State how many lines contain the string "this", and write nothing else.

════════

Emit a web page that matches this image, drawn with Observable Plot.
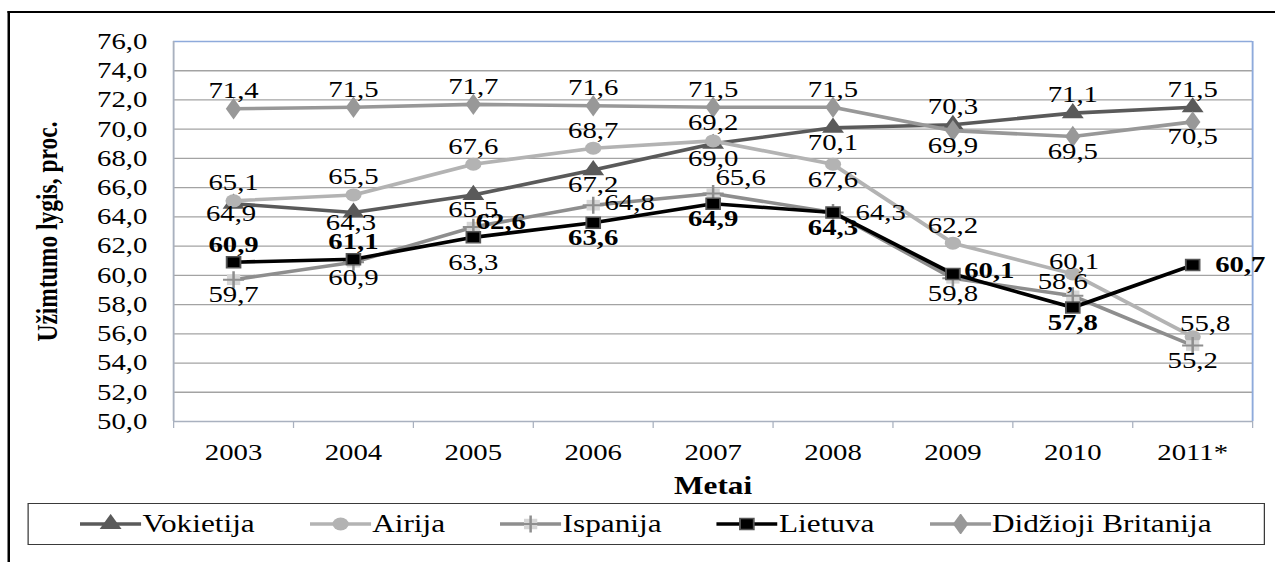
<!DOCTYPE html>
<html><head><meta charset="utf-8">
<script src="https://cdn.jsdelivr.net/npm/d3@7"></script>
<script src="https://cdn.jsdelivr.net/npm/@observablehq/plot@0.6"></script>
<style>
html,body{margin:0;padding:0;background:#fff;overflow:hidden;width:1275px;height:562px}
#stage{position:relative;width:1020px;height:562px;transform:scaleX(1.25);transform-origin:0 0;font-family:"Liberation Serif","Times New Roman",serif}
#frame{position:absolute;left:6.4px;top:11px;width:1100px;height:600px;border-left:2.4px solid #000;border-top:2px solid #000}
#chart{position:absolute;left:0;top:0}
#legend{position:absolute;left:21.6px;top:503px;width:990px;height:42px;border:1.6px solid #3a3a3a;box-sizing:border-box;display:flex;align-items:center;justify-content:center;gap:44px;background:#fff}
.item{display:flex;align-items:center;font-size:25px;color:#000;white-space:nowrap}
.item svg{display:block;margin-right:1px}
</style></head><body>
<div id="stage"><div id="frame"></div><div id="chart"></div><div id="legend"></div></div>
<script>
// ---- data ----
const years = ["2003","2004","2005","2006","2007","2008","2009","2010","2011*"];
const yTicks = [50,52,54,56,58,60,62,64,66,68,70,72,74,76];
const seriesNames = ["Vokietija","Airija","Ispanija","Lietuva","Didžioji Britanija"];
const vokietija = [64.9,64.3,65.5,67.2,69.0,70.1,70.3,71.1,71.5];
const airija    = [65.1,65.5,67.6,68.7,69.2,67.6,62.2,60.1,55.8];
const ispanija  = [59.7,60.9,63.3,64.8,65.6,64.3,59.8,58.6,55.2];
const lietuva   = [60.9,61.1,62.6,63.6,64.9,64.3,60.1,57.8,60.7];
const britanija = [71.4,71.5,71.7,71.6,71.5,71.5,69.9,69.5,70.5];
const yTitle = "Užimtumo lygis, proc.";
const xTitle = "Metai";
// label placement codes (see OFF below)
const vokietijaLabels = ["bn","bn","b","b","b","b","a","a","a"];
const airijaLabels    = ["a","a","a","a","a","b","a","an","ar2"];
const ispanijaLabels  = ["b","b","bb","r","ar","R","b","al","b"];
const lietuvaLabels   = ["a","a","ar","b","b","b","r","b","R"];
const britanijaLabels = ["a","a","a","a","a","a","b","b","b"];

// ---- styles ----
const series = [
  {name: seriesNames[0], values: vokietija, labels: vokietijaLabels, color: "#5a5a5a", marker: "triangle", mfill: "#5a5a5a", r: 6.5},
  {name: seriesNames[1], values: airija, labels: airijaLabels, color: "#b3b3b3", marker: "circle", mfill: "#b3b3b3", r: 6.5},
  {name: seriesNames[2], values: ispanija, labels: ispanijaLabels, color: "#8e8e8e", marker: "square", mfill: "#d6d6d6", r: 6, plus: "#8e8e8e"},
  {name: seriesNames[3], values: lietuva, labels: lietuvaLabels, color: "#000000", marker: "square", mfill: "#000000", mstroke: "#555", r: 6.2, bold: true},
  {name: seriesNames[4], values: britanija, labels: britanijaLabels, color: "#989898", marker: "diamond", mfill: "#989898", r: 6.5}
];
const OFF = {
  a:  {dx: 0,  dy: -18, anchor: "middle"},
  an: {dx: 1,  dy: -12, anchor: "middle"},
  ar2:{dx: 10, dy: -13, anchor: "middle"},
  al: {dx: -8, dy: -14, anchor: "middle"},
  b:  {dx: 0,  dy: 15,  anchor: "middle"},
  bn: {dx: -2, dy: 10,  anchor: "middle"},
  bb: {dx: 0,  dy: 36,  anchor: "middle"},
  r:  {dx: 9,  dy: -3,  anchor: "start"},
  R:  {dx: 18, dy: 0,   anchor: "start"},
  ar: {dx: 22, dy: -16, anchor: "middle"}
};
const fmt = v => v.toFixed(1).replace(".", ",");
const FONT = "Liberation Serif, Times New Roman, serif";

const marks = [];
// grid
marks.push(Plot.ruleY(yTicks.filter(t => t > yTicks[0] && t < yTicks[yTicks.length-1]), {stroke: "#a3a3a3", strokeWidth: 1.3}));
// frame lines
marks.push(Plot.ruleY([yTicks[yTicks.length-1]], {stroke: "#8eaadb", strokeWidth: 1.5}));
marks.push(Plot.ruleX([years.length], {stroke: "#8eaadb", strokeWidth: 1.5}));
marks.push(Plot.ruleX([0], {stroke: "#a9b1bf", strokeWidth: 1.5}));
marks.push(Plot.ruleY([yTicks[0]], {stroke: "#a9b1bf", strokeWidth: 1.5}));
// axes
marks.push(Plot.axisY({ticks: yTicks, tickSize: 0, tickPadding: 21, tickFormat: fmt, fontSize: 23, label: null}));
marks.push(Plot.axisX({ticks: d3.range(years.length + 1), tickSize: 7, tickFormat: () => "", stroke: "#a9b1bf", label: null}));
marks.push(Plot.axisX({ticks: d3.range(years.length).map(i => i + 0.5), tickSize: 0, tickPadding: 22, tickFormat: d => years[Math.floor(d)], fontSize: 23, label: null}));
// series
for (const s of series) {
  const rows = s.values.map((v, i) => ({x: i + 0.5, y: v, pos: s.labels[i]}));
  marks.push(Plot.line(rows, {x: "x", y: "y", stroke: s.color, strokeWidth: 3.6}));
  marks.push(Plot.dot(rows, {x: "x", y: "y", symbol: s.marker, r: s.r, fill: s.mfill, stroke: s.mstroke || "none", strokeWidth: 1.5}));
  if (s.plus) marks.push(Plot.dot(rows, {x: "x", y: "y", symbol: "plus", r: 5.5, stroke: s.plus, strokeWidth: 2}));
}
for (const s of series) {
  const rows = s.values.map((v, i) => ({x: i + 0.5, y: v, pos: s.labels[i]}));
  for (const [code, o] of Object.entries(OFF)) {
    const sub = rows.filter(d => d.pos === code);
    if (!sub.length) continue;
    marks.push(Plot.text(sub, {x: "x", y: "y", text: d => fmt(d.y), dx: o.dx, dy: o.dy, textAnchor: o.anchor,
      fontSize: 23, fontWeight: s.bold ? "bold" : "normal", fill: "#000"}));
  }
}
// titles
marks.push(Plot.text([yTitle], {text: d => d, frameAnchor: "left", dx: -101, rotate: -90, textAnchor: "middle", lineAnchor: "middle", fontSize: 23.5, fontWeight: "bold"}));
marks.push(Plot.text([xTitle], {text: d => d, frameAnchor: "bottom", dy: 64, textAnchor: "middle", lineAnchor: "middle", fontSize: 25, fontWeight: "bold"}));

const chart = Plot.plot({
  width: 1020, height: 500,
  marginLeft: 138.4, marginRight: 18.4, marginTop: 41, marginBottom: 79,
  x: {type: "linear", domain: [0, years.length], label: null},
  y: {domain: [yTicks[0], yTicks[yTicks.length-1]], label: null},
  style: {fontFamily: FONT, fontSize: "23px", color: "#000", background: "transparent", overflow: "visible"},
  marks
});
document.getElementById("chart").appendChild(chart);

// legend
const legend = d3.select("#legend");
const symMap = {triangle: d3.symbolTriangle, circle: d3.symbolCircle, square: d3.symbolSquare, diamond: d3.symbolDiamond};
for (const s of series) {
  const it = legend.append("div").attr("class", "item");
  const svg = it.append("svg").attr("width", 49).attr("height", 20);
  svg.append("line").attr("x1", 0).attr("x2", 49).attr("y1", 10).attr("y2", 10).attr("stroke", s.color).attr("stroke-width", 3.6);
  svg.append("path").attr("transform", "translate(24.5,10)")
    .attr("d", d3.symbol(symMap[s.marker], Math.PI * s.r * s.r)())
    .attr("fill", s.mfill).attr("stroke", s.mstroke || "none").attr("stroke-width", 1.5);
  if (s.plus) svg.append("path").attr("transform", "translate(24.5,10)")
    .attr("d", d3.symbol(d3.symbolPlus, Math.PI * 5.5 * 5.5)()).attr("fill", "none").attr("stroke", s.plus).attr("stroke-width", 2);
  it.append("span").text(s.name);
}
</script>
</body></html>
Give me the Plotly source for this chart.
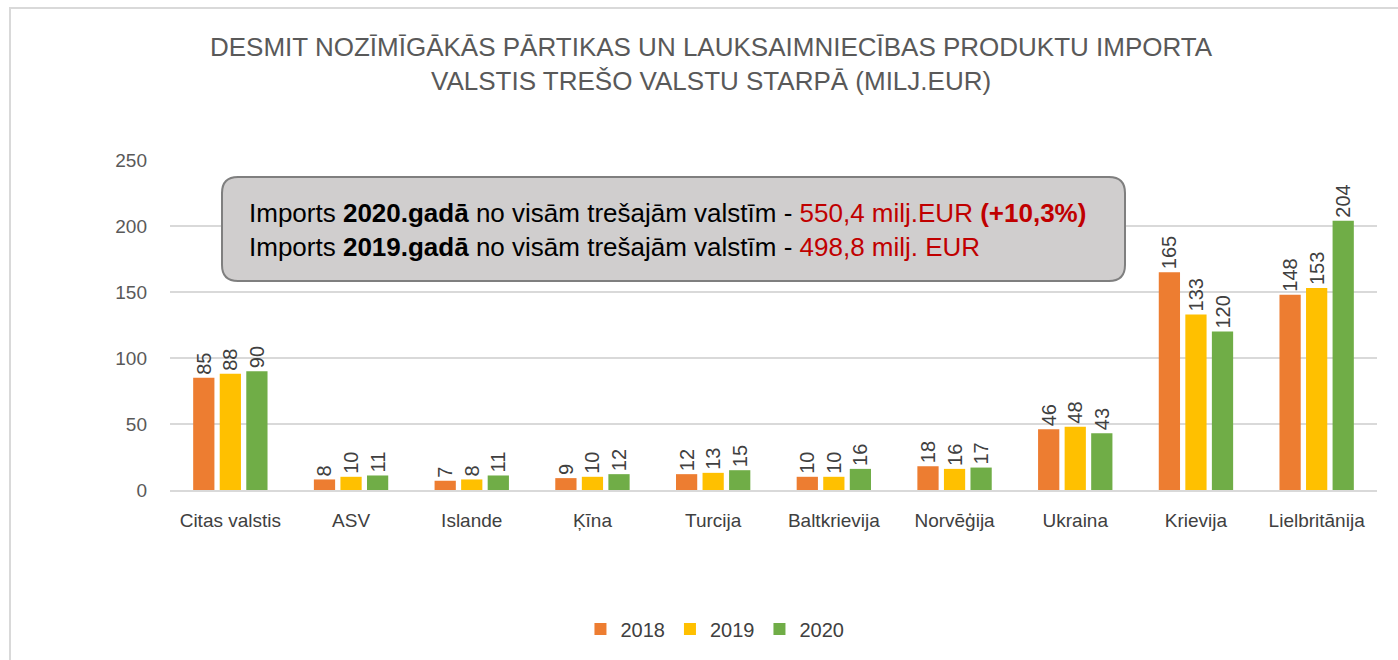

════════

EXERCISE SOLUTION: 2